**Material provided**
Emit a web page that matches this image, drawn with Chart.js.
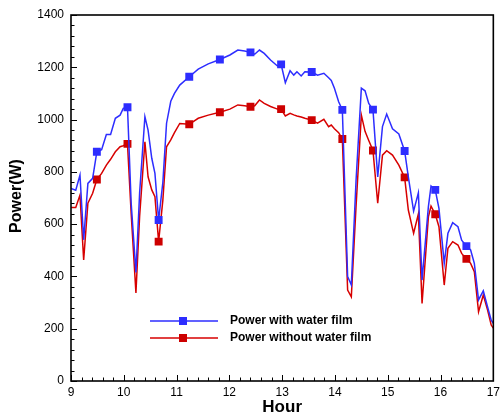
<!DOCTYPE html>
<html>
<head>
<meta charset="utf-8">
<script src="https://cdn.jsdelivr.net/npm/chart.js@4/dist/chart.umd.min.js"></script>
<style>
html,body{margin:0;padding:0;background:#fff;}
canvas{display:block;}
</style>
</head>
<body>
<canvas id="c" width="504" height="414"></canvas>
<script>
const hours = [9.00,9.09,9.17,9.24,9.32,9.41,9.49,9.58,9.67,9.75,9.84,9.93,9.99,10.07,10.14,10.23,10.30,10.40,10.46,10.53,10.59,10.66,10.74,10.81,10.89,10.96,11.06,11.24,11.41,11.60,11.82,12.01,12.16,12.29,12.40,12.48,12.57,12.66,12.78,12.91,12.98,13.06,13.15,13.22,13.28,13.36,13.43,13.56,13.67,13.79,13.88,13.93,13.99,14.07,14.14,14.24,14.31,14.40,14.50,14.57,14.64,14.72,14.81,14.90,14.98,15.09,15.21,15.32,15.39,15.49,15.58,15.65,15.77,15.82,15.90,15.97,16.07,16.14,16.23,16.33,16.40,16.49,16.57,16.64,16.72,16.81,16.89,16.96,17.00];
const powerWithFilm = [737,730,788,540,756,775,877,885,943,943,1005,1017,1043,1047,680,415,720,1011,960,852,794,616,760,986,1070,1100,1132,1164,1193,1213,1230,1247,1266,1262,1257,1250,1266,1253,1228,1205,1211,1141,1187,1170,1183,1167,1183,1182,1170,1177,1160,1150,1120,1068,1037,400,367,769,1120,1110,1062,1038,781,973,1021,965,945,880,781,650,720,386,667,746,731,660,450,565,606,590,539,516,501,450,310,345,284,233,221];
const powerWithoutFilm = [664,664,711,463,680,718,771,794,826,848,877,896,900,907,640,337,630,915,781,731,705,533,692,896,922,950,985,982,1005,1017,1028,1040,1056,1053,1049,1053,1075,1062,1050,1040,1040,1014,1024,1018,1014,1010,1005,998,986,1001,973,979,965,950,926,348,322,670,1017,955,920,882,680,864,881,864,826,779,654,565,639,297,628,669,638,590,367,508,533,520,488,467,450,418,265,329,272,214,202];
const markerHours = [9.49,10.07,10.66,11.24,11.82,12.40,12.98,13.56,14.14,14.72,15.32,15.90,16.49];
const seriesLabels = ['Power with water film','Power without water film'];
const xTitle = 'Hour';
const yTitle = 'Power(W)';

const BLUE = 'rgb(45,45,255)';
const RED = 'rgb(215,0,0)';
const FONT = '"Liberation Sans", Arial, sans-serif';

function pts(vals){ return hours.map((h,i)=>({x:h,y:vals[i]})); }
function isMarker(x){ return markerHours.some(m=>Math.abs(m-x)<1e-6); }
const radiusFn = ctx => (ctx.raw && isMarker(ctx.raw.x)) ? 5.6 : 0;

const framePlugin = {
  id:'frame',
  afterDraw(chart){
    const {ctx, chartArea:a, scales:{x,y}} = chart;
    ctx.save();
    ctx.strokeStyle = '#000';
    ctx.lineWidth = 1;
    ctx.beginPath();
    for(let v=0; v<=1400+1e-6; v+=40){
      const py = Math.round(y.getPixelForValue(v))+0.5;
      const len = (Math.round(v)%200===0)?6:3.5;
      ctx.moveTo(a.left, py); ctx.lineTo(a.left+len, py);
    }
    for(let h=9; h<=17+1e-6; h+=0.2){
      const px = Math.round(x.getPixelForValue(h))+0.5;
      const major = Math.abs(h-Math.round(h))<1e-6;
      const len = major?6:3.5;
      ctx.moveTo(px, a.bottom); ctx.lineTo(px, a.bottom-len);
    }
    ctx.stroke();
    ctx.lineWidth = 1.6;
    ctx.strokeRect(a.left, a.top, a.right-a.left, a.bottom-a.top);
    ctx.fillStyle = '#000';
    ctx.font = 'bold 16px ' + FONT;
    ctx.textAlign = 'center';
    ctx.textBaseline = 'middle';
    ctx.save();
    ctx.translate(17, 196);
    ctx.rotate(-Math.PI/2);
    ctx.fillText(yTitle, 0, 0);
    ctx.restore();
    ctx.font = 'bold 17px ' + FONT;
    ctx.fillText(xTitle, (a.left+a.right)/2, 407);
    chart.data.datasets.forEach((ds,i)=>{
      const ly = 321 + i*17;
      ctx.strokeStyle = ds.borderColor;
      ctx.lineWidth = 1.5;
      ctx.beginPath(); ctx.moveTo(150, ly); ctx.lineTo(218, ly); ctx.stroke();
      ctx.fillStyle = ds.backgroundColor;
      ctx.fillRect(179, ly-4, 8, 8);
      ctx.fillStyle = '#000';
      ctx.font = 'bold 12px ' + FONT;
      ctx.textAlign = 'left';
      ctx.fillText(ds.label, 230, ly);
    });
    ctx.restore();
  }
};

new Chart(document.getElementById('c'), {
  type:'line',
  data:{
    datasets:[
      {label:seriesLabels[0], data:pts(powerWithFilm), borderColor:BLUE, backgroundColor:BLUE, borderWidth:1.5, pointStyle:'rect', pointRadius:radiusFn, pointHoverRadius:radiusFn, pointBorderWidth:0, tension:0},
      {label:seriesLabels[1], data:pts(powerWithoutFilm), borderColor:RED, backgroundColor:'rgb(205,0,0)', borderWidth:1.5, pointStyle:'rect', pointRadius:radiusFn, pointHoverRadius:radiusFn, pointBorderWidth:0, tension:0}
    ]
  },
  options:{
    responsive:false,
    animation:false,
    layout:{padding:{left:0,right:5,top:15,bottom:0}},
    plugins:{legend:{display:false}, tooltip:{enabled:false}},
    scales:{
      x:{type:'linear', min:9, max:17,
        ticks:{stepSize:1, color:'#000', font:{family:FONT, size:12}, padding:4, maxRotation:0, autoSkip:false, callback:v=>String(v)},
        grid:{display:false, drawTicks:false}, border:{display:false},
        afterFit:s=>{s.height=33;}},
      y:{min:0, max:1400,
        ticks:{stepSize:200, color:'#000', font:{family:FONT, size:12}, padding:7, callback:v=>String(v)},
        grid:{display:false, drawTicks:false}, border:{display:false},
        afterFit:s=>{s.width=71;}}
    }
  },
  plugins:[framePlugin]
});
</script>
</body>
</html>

**The request**
Your copy of the data above should match it exactly, except that pictures are left out.

**Result for this exercise**
Emit a web page that matches this image, drawn with Chart.js.
<!DOCTYPE html>
<html>
<head>
<meta charset="utf-8">
<script src="https://cdn.jsdelivr.net/npm/chart.js@4/dist/chart.umd.min.js"></script>
<style>
html,body{margin:0;padding:0;background:#fff;}
canvas{display:block;}
</style>
</head>
<body>
<canvas id="c" width="504" height="414"></canvas>
<script>
const hours = [9.00,9.09,9.17,9.24,9.32,9.41,9.49,9.58,9.67,9.75,9.84,9.93,9.99,10.07,10.14,10.23,10.30,10.40,10.46,10.53,10.59,10.66,10.74,10.81,10.89,10.96,11.06,11.24,11.41,11.60,11.82,12.01,12.16,12.29,12.40,12.48,12.57,12.66,12.78,12.91,12.98,13.06,13.15,13.22,13.28,13.36,13.43,13.56,13.67,13.79,13.88,13.93,13.99,14.07,14.14,14.24,14.31,14.40,14.50,14.57,14.64,14.72,14.81,14.90,14.98,15.09,15.21,15.32,15.39,15.49,15.58,15.65,15.77,15.82,15.90,15.97,16.07,16.14,16.23,16.33,16.40,16.49,16.57,16.64,16.72,16.81,16.89,16.96,17.00];
const powerWithFilm = [737,730,788,540,756,775,877,885,943,943,1005,1017,1043,1047,680,415,720,1011,960,852,794,616,760,986,1070,1100,1132,1164,1193,1213,1230,1247,1266,1262,1257,1250,1266,1253,1228,1205,1211,1141,1187,1170,1183,1167,1183,1182,1170,1177,1160,1150,1120,1068,1037,400,367,769,1120,1110,1062,1038,781,973,1021,965,945,880,781,650,720,386,667,746,731,660,450,565,606,590,539,516,501,450,310,345,284,233,221];
const powerWithoutFilm = [664,664,711,463,680,718,771,794,826,848,877,896,900,907,640,337,630,915,781,731,705,533,692,896,922,950,985,982,1005,1017,1028,1040,1056,1053,1049,1053,1075,1062,1050,1040,1040,1014,1024,1018,1014,1010,1005,998,986,1001,973,979,965,950,926,348,322,670,1017,955,920,882,680,864,881,864,826,779,654,565,639,297,628,669,638,590,367,508,533,520,488,467,450,418,265,329,272,214,202];
const markerHours = [9.49,10.07,10.66,11.24,11.82,12.40,12.98,13.56,14.14,14.72,15.32,15.90,16.49];
const seriesLabels = ['Power with water film','Power without water film'];
const xTitle = 'Hour';
const yTitle = 'Power(W)';

const BLUE = 'rgb(45,45,255)';
const RED = 'rgb(215,0,0)';
const FONT = '"Liberation Sans", Arial, sans-serif';

function pts(vals){ return hours.map((h,i)=>({x:h,y:vals[i]})); }
function isMarker(x){ return markerHours.some(m=>Math.abs(m-x)<1e-6); }
const radiusFn = ctx => (ctx.raw && isMarker(ctx.raw.x)) ? 5.6 : 0;

const framePlugin = {
  id:'frame',
  afterDraw(chart){
    const {ctx, chartArea:a, scales:{x,y}} = chart;
    ctx.save();
    ctx.strokeStyle = '#000';
    ctx.lineWidth = 1;
    ctx.beginPath();
    for(let v=0; v<=1400+1e-6; v+=40){
      const py = Math.round(y.getPixelForValue(v))+0.5;
      const len = (Math.round(v)%200===0)?6:3.5;
      ctx.moveTo(a.left, py); ctx.lineTo(a.left+len, py);
    }
    for(let h=9; h<=17+1e-6; h+=0.2){
      const px = Math.round(x.getPixelForValue(h))+0.5;
      const major = Math.abs(h-Math.round(h))<1e-6;
      const len = major?6:3.5;
      ctx.moveTo(px, a.bottom); ctx.lineTo(px, a.bottom-len);
    }
    ctx.stroke();
    ctx.lineWidth = 1.6;
    ctx.strokeRect(a.left, a.top, a.right-a.left, a.bottom-a.top);
    ctx.fillStyle = '#000';
    ctx.font = 'bold 16px ' + FONT;
    ctx.textAlign = 'center';
    ctx.textBaseline = 'middle';
    ctx.save();
    ctx.translate(17, 196);
    ctx.rotate(-Math.PI/2);
    ctx.fillText(yTitle, 0, 0);
    ctx.restore();
    ctx.font = 'bold 17px ' + FONT;
    ctx.fillText(xTitle, (a.left+a.right)/2, 407);
    chart.data.datasets.forEach((ds,i)=>{
      const ly = 321 + i*17;
      ctx.strokeStyle = ds.borderColor;
      ctx.lineWidth = 1.5;
      ctx.beginPath(); ctx.moveTo(150, ly); ctx.lineTo(218, ly); ctx.stroke();
      ctx.fillStyle = ds.backgroundColor;
      ctx.fillRect(179, ly-4, 8, 8);
      ctx.fillStyle = '#000';
      ctx.font = 'bold 12px ' + FONT;
      ctx.textAlign = 'left';
      ctx.fillText(ds.label, 230, ly);
    });
    ctx.restore();
  }
};

new Chart(document.getElementById('c'), {
  type:'line',
  data:{
    datasets:[
      {label:seriesLabels[0], data:pts(powerWithFilm), borderColor:BLUE, backgroundColor:BLUE, borderWidth:1.5, pointStyle:'rect', pointRadius:radiusFn, pointHoverRadius:radiusFn, pointBorderWidth:0, tension:0},
      {label:seriesLabels[1], data:pts(powerWithoutFilm), borderColor:RED, backgroundColor:'rgb(205,0,0)', borderWidth:1.5, pointStyle:'rect', pointRadius:radiusFn, pointHoverRadius:radiusFn, pointBorderWidth:0, tension:0}
    ]
  },
  options:{
    responsive:false,
    animation:false,
    layout:{padding:{left:0,right:5,top:15,bottom:0}},
    plugins:{legend:{display:false}, tooltip:{enabled:false}},
    scales:{
      x:{type:'linear', min:9, max:17,
        ticks:{stepSize:1, color:'#000', font:{family:FONT, size:12}, padding:4, maxRotation:0, autoSkip:false, callback:v=>String(v)},
        grid:{display:false, drawTicks:false}, border:{display:false},
        afterFit:s=>{s.height=33;}},
      y:{min:0, max:1400,
        ticks:{stepSize:200, color:'#000', font:{family:FONT, size:12}, padding:7, callback:v=>String(v)},
        grid:{display:false, drawTicks:false}, border:{display:false},
        afterFit:s=>{s.width=71;}}
    }
  },
  plugins:[framePlugin]
});
</script>
</body>
</html>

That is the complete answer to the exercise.